2. Strategic Updates and Business Highlights

  • Origination Performance: Achieved record origination volume with a 39% year-over-year increase, supported by a strong consumer direct channel and business-to-business sales.
  • Servicing Portfolio Growth: Total servicing increased by $17 billion (6% year-over-year), with a focus on retaining more mortgage servicing rights (MSRs).
  • Technology Investments: Continued investment in AI and automation to enhance operational efficiency and customer experience.
  • Subservicing Growth: Anticipated additions of $32 billion in subservicing, driven by new client relationships and existing clients.

3. Forward Guidance and Outlook

  • Adjusted ROE Guidance: Expected to exceed the 2025 guidance of 16% to 18%.
  • UPB Growth: Revised estimate for full-year growth to 5%-10%, down from previous guidance of over 10%, but still positioned to generate higher-margin servicing revenue.
  • Subservicing Momentum: Continued growth expected into 2026, particularly in the small balance commercial segment.
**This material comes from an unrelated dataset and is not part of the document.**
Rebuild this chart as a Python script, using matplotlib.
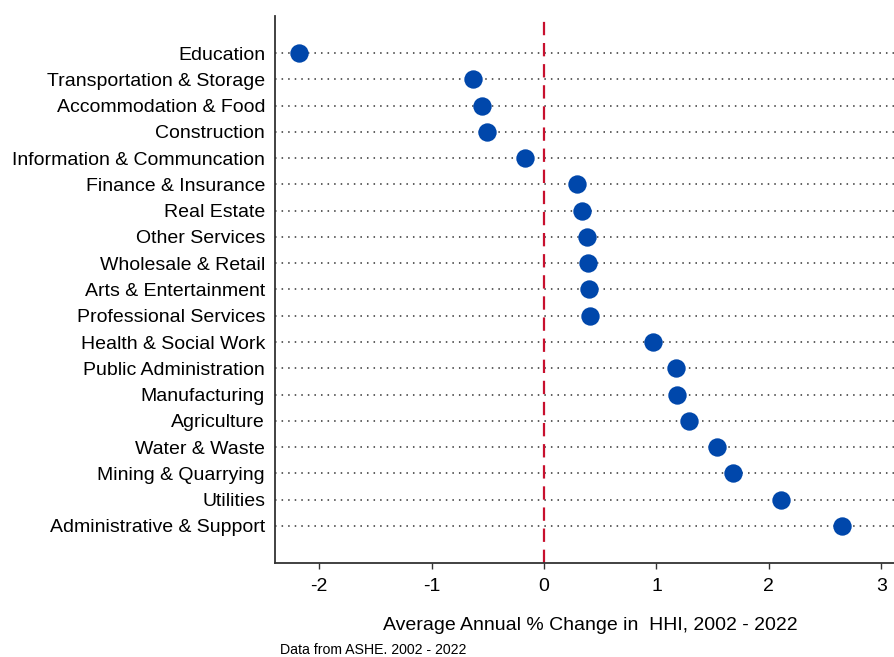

4. Bad News, Challenges, or Points of Concern

  • Rithm Portfolio Transfer: Notice of nonrenewal for the Rithm subservicing relationship, which is expected to transfer in Q1 2026. This portfolio has been unprofitable and accounts for a significant portion of delinquent loans.
  • Increased Prepayment Speeds: Higher prepayment speeds noted, which could impact servicing revenue.
  • Market Conditions: Potential volatility in interest rates and origination volumes could affect future performance.

5. Notable Q&A Insights

  • Rithm Portfolio Value: Glen Messina indicated that the Rithm portfolio has significantly declined in size and profitability, making it uneconomical to maintain.
  • Impact of Valuation Allowance Release: Sean O'Neil discussed how the release of the deferred tax asset (DTA) valuation allowance would increase equity but may lower ROE due to the need for higher returns on increased capital.
  • Hedging Strategy: The company maintains a robust hedging strategy for MSRs, which is not expected to change significantly with the release of the DTA. The effectiveness of this strategy was highlighted as a key strength.

Overall, ONIT's Q3 2025 results reflect strong operational performance and strategic growth initiatives, despite facing challenges with specific portfolios and market conditions. The company remains optimistic about its future growth potential and shareholder value creation.